Crashing into everything just about summed it up. His first goal, five fast minutes after he’d won the penalty that Messi buried for the opener, featured lots of crashing…at the end. But look back and you see that it all began with Alvarez manning the front post as Luka Modric prepared to take a corner. When it was taken short, he bursts towards the ball and eventually picks it up, after a couple of deflections and tackles, just inside his own half. He then runs at, well, everything, just as Messi suggested. It was slapstick in parts but scintillating too, running at such unstoppable pace. A 22-year-old in a bloody hurry to make his first World Cup his own.
“It was a nice goal,” Alvarez said afterwards. “I don’t usually run with the ball a lot but the situation presented itself.” That’s not quite right though. Alvarez hunts out the situations, looks to have a stunning sense of where they might be. That glorious Messi run for the third goal may have been wasted by previous wingmen in the Argentine attack. Alvarez, who at £14million looks ever more like the best bit of transfer business Manchester City have pulled off, may be Messi’s best hard-running yet ultra-intuitive foil since Luis Suarez in the 2014-16 period.

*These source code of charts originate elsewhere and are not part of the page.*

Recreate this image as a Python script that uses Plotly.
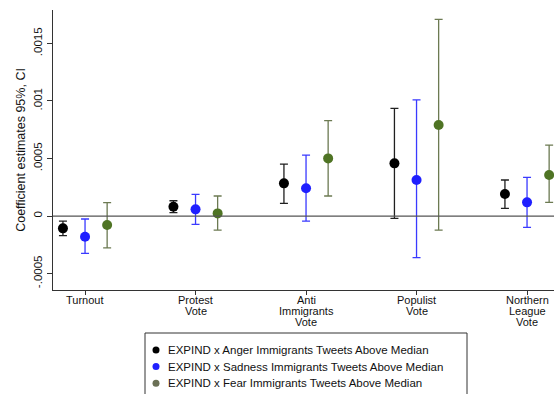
import plotly.graph_objects as go

categories = ["Turnout", "Protest<br>Vote", "Anti<br>Immigrants<br>Vote", "Populist<br>Vote", "Northern<br>League<br>Vote"]
series_names = [
    "EXPIND x Anger Immigrants Tweets Above Median",
    "EXPIND x Sadness Immigrants Tweets Above Median",
    "EXPIND x Fear Immigrants Tweets Above Median",
]
anger_est = [-0.000107, 0.000081, 0.000284, 0.000458, 0.000191]
anger_lo = [-0.000171, 0.000029, 0.000110, -0.000020, 0.000067]
anger_hi = [-0.000044, 0.000133, 0.000452, 0.000936, 0.000313]
sad_est = [-0.000180, 0.000058, 0.000241, 0.000313, 0.000119]
sad_lo = [-0.000325, -0.000072, -0.000044, -0.000362, -0.000098]
sad_hi = [-0.000026, 0.000188, 0.000530, 0.001009, 0.000336]
fear_est = [-0.000078, 0.000023, 0.000501, 0.000791, 0.000357]
fear_lo = [-0.000276, -0.000122, 0.000174, -0.000122, 0.000119]
fear_hi = [0.000116, 0.000174, 0.000829, 0.001710, 0.000617]

y_ticks = [-0.0005, 0, 0.0005, 0.001, 0.0015]
y_ticklabels = ["-.0005", "0", ".0005", ".001", ".0015"]

marker_colors = ["#000000", "#1f1fff", "#4f7424"]
bar_colors = ["#202020", "#3a3aff", "#6c7a52"]
legend_colors = ["#000000", "#2020ff", "#6a7055"]
offsets = [-0.2, 0.0, 0.2]

W, H = 554, 394
ML, MT, MB = 53, 10, 104
PW, PH = W - ML, H - MT - MB


def px_to_paper(px, py):
    return (px - ML) / PW, (H - MB - py) / PH


fig = go.Figure()
for name, est, lo, hi, mc, bc, off in zip(
    series_names,
    [anger_est, sad_est, fear_est],
    [anger_lo, sad_lo, fear_lo],
    [anger_hi, sad_hi, fear_hi],
    marker_colors, bar_colors, offsets,
):
    xs = [i + off for i in range(len(categories))]
    fig.add_trace(go.Scatter(
        x=xs, y=est, mode="markers", name=name, showlegend=False,
        marker=dict(color=mc, size=10),
        error_y=dict(
            type="data", symmetric=False,
            array=[h - e for h, e in zip(hi, est)],
            arrayminus=[e - l for e, l in zip(est, lo)],
            color=bc, thickness=1.3, width=4,
        ),
    ))

fig.add_hline(y=0, line=dict(color="#555555", width=1.2))

# multi-line category labels with tight line spacing
for i, cat in enumerate(categories):
    for j, line in enumerate(cat.split("<br>")):
        fig.add_annotation(
            x=i, y=0, xref="x", yref="paper", text=line, showarrow=False,
            yanchor="middle", xanchor="center", yshift=-(10 + 10.8 * j),
            font=dict(size=11, color="#111111"),
        )

# legend box
x0, y0 = px_to_paper(145, 333)
x1, y1 = px_to_paper(467, 400)
fig.add_shape(type="rect", xref="paper", yref="paper", x0=x0, x1=x1, y0=y1, y1=y0,
              line=dict(color="#333333", width=1), fillcolor="white", layer="above")
for k, (name, col) in enumerate(zip(series_names, legend_colors)):
    cy = 350 + 16.6 * k
    mx, my = px_to_paper(156, cy)
    fig.add_shape(type="circle", xref="paper", yref="paper", xsizemode="pixel", ysizemode="pixel",
                  xanchor=mx, yanchor=my, x0=-3.5, x1=3.5, y0=-3.5, y1=3.5,
                  fillcolor=col, line=dict(color=col, width=0), layer="above")
    tx, ty = px_to_paper(166, cy)
    fig.add_annotation(x=tx, y=ty, xref="paper", yref="paper", text=name, showarrow=False,
                       xanchor="left", yanchor="middle", font=dict(size=11.5, color="#111111"))

fig.update_layout(
    width=W, height=H,
    margin=dict(l=ML, r=0, t=MT, b=MB),
    paper_bgcolor="white", plot_bgcolor="white",
    font=dict(family="Liberation Sans, Arial, sans-serif", size=11, color="#111111"),
    showlegend=False,
    xaxis=dict(
        range=[-0.29, 4.244], tickmode="array",
        tickvals=list(range(len(categories))), ticktext=[""] * len(categories),
        showgrid=False, zeroline=False, showline=True, linecolor="#333333", linewidth=1,
        ticks="outside", ticklen=4, tickcolor="#333333",
    ),
    yaxis=dict(
        range=[-0.000643, 0.001791], tickmode="array",
        tickvals=y_ticks, ticktext=y_ticklabels, tickangle=-90,
        showgrid=False, zeroline=False, showline=True, linecolor="#333333", linewidth=1,
        ticks="outside", ticklen=5, tickcolor="#333333",
        tickfont=dict(size=11.5),
        title=dict(text="Coefficient estimates 95%, CI", font=dict(size=12.5), standoff=4),
    ),
)

fig.write_html(
    "out.html",
    config={"displayModeBar": False},
    post_script="document.body.style.margin='0';document.body.style.overflow='hidden';",
)
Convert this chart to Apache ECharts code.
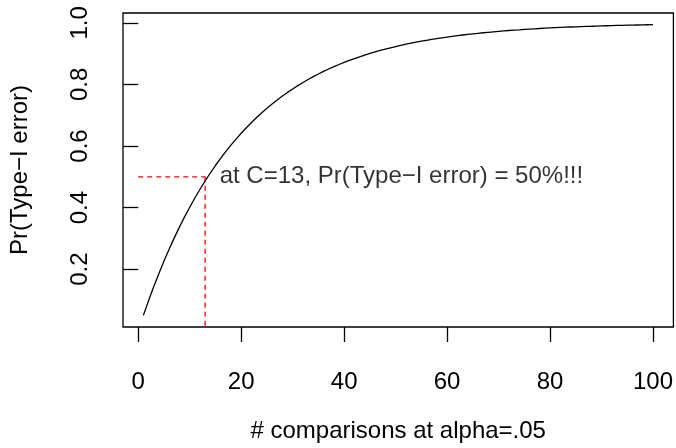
<!DOCTYPE html>
<html>
<head>
<meta charset="utf-8">
<script src="https://cdn.jsdelivr.net/npm/echarts@6/dist/echarts.min.js"></script>
<style>
html,body{margin:0;padding:0;background:#fff;}
#chart{width:676px;height:448px;}
</style>
</head>
<body>
<div id="chart"></div>
<script>
// Number of comparisons C
var comparisons = [1,2,3,4,5,6,7,8,9,10,11,12,13,14,15,16,17,18,19,20,
  21,22,23,24,25,26,27,28,29,30,31,32,33,34,35,36,37,38,39,40,
  41,42,43,44,45,46,47,48,49,50,51,52,53,54,55,56,57,58,59,60,
  61,62,63,64,65,66,67,68,69,70,71,72,73,74,75,76,77,78,79,80,
  81,82,83,84,85,86,87,88,89,90,91,92,93,94,95,96,97,98,99,100];
// Pr(Type-I error)
var typeIError = [0.0500,0.0975,0.1426,0.1855,0.2262,0.2649,0.3017,0.3366,0.3698,0.4013,
  0.4312,0.4596,0.4867,0.5123,0.5367,0.5599,0.5819,0.6028,0.6226,0.6415,
  0.6594,0.6765,0.6926,0.7080,0.7226,0.7365,0.7497,0.7622,0.7741,0.7854,
  0.7961,0.8063,0.8160,0.8252,0.8339,0.8422,0.8501,0.8576,0.8647,0.8715,
  0.8779,0.8840,0.8898,0.8953,0.9006,0.9055,0.9103,0.9147,0.9190,0.9231,
  0.9269,0.9306,0.9340,0.9373,0.9405,0.9434,0.9463,0.9490,0.9515,0.9539,
  0.9562,0.9584,0.9605,0.9625,0.9644,0.9661,0.9678,0.9694,0.9710,0.9724,
  0.9738,0.9751,0.9764,0.9775,0.9787,0.9797,0.9807,0.9817,0.9826,0.9835,
  0.9843,0.9851,0.9858,0.9865,0.9872,0.9879,0.9885,0.9890,0.9896,0.9901,
  0.9906,0.9911,0.9915,0.9919,0.9923,0.9927,0.9931,0.9934,0.9938,0.9941];
var xTicks = [0,20,40,60,80,100];
var yTicks = [0.2,0.4,0.6,0.8,1.0];
var refC = 13;
var refP = 0.5;
var annotation = 'at C=13, Pr(Type\u2212I error) = 50%!!!';
var xTitle = '# comparisons at alpha=.05';
var yTitle = 'Pr(Type\u2212I error)';

var curve = comparisons.map(function(c,i){return [c, typeIError[i]];});
var FONT = 'Liberation Sans, Arial, Helvetica, sans-serif';

var chart = echarts.init(document.getElementById('chart'), null, {renderer:'canvas'});
chart.setOption({
  animation:false,
  backgroundColor:'#ffffff',
  grid:{left:122,right:1,top:13,bottom:118,show:true,borderColor:'#000',borderWidth:1.3,backgroundColor:'transparent'},
  xAxis:{
    type:'value', min:-2.96, max:103.96,
    name:xTitle, nameLocation:'middle', nameGap:92,
    nameTextStyle:{fontFamily:FONT,fontSize:24,color:'#000'},
    axisLine:{show:false},
    splitLine:{show:false},
    axisTick:{show:true,inside:false,length:15,customValues:xTicks,lineStyle:{color:'#000',width:1.3}},
    axisLabel:{show:true,customValues:xTicks,margin:43,fontFamily:FONT,fontSize:24,color:'#000'}
  },
  yAxis:{
    type:'value', min:0.0122, max:1.0320,
    name:yTitle, nameLocation:'middle', nameGap:91, nameRotate:90,
    nameTextStyle:{fontFamily:FONT,fontSize:24,color:'#000'},
    axisLine:{show:false},
    splitLine:{show:false},
    axisTick:{show:true,inside:false,length:15,customValues:yTicks,lineStyle:{color:'#000',width:1.3}},
    axisLabel:{show:true,customValues:yTicks,rotate:90,margin:31,fontFamily:FONT,fontSize:24,color:'#000',
      formatter:function(v){return v.toFixed(1);}}
  },
  series:[
    {type:'line',data:curve,showSymbol:false,symbol:'none',lineStyle:{color:'#000',width:1.3},z:3},
    {type:'line',data:[[0,refP],[refC,refP]],showSymbol:false,symbol:'none',
      lineStyle:{color:'#ff0000',width:1.3,type:[5,4]},z:2},
    {type:'line',data:[[refC,refP],[refC,0]],showSymbol:false,symbol:'none',clip:true,
      lineStyle:{color:'#ff0000',width:1.3,type:[5,4]},z:2},
    {type:'scatter',data:[[refC,refP]],symbolSize:1,itemStyle:{color:'rgba(0,0,0,0)'},
      label:{show:true,position:'right',distance:14,formatter:annotation,fontFamily:FONT,fontSize:24,color:'#000'},z:4}
  ]
});
</script>
</body>
</html>
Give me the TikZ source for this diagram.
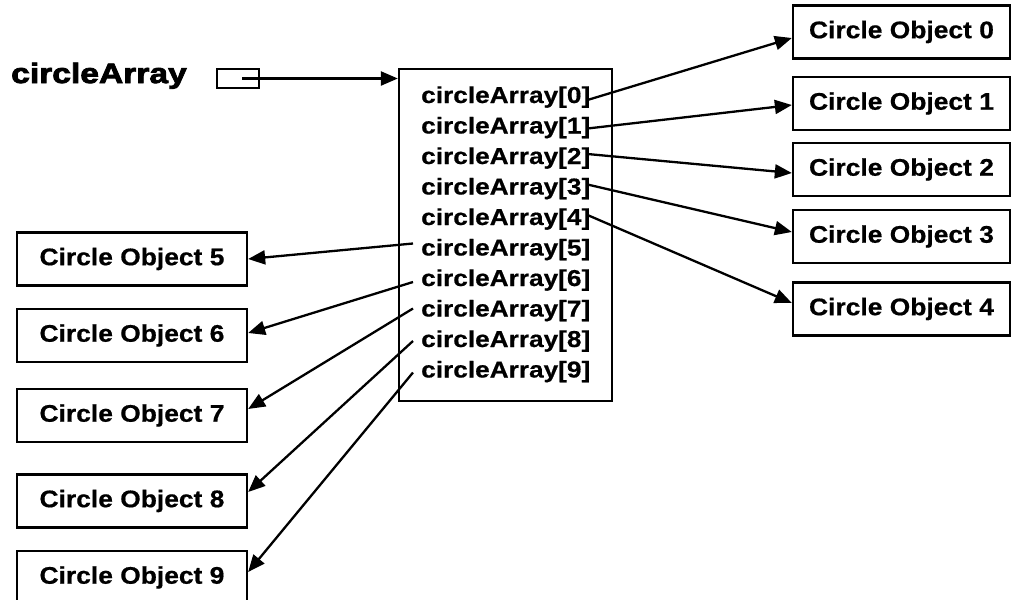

That’s not to mention the other breakout young talent, Enzo Fernandez, blossoming behind him. Scaloni deserves huge credit for finding the poise to pause after being stunned by Saudi Arabia in the opener, and frustrated early by Mexico, and trust in the inexperienced pair to help change things entirely. As well as they dovetail with the talisman, they both provide new threats of their own which means teams can’t only focus on Messi.
While records tumble around his captain, Alvarez is making his own moves too. Only six Argentines have scored more World Cup goals than him. He’s the first to score a semi-final brace since Diego Maradona in 1986. The man they call ‘El Araña’ or ‘the spider’ is spinning a hell of a tale.
“It was awesome the way [Julian] covered,” Scaloni said after Tuesday’s triumph. “He’s young, and it’s normal that he wants to eat the world.” The final word though, as usual, would be Messi’s. While the narrative around him and the ultimate deliverance on offer at the Lusail on Sunday night is inescapable, he insisted it is the collective hunger of the entire cast to claim a third World Cup that will be decisive.
“In the end, we all want it,” Messi said. “The important thing is to be able to achieve the group objective. That is the most beautiful thing of all, and we are a little step away.” And yet a step closer too with his new-found foil beside him.